What the bill would do
- Add a new provision (20 ILCS 1405/1405-52) establishing market conduct studies and hearings requirements.
- Require DOI to file any market conduct studies seeking to levy fines against an insurance company with the General Assembly before each legislative session, with the General Assembly’s approval needed prior to levying any fines.
- Require the DOI to conduct a hearing with the House Insurance Committee and Senate Insurance Committee before any further proceedings on the proposed fines.
- Create an appeal process for proposed fines, with a 30-day window after the committee hearings to schedule and conduct appeals prior to public announcements of the fines.

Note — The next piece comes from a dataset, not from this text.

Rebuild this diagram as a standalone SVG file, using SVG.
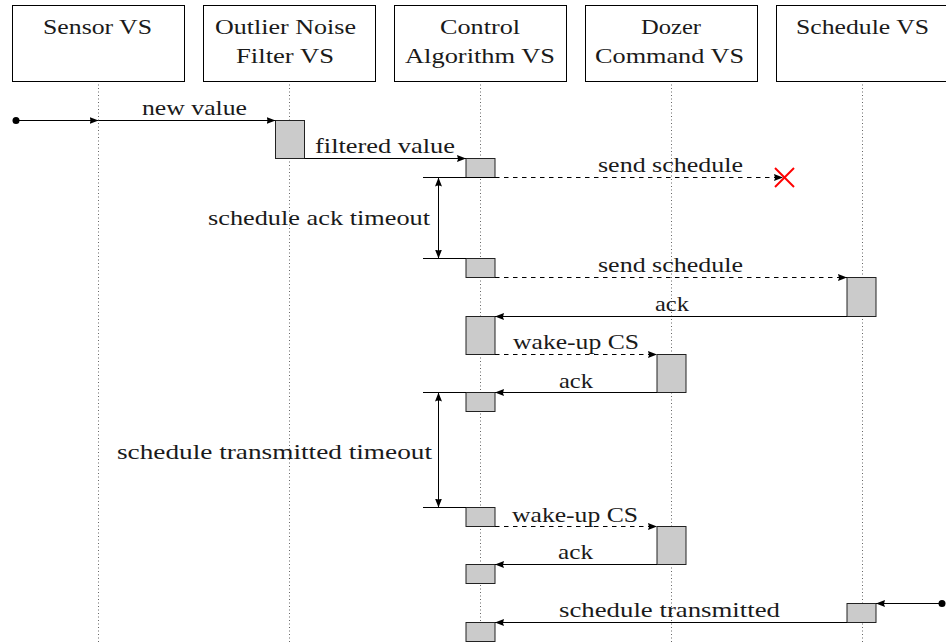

Key provisions and details
- New statute: 20 ILCS 1405/1405-52 (Market conduct studies and hearings).
- Approval gate: Fines may not be levied without General Assembly approval; the DOI must present market conduct studies seeking fines to the GA beforehand.
- Legislative oversight: A hearing must be held with the House Insurance Committee and Senate Insurance Committee before any further steps on the fines.
- Due-process timeline: If fines are proposed, an appeal process must be scheduled within 30 days after the committee hearings, prior to public announcements.
- Scope: Applies to market conduct studies that seek to levy fines against insurance companies; impacts the DOI and insurers subject to DOI enforcement.

Affected parties
- Department of Insurance (DOI): Responsible for filing, presenting, and implementing market conduct studies and fines under the new process.
- General Assembly: Acts as the approval body for fines.
- House Insurance Committee and Senate Insurance Committee: Required to hold hearings and participate in the process before fines proceed.
- Insurance companies subject to fines: Potentially subject to fines only after GA approval and after the hearing and appeal processes.
- Public: Affected by the requirement that any fines be announced only after the appeal window and hearings.

Status and timeline
- Introduced: February 2025 (Rep. Thaddeus Jones).
- Legislative actions show a progression through Rules and Executive committees, with initial readings in February and March 2025.
- Current status: Rule 19(a) / Re-referred to Rules Committee (as of the latest actions listed).

Notes
- The wording includes “before each legislative session,” which implies the DOI must file prior to sessions; interpretations may depend on how sessions are scheduled and how “before” is defined administratively.
- The bill emphasizes procedural transparency and due process in the imposition of fines.

This summary captures the bill’s intent to add legislative oversight, hearings, and a 30-day appeal window to the DOI’s process for market conduct fines.

Compiled from official sources — confirm details with the bill’s official record.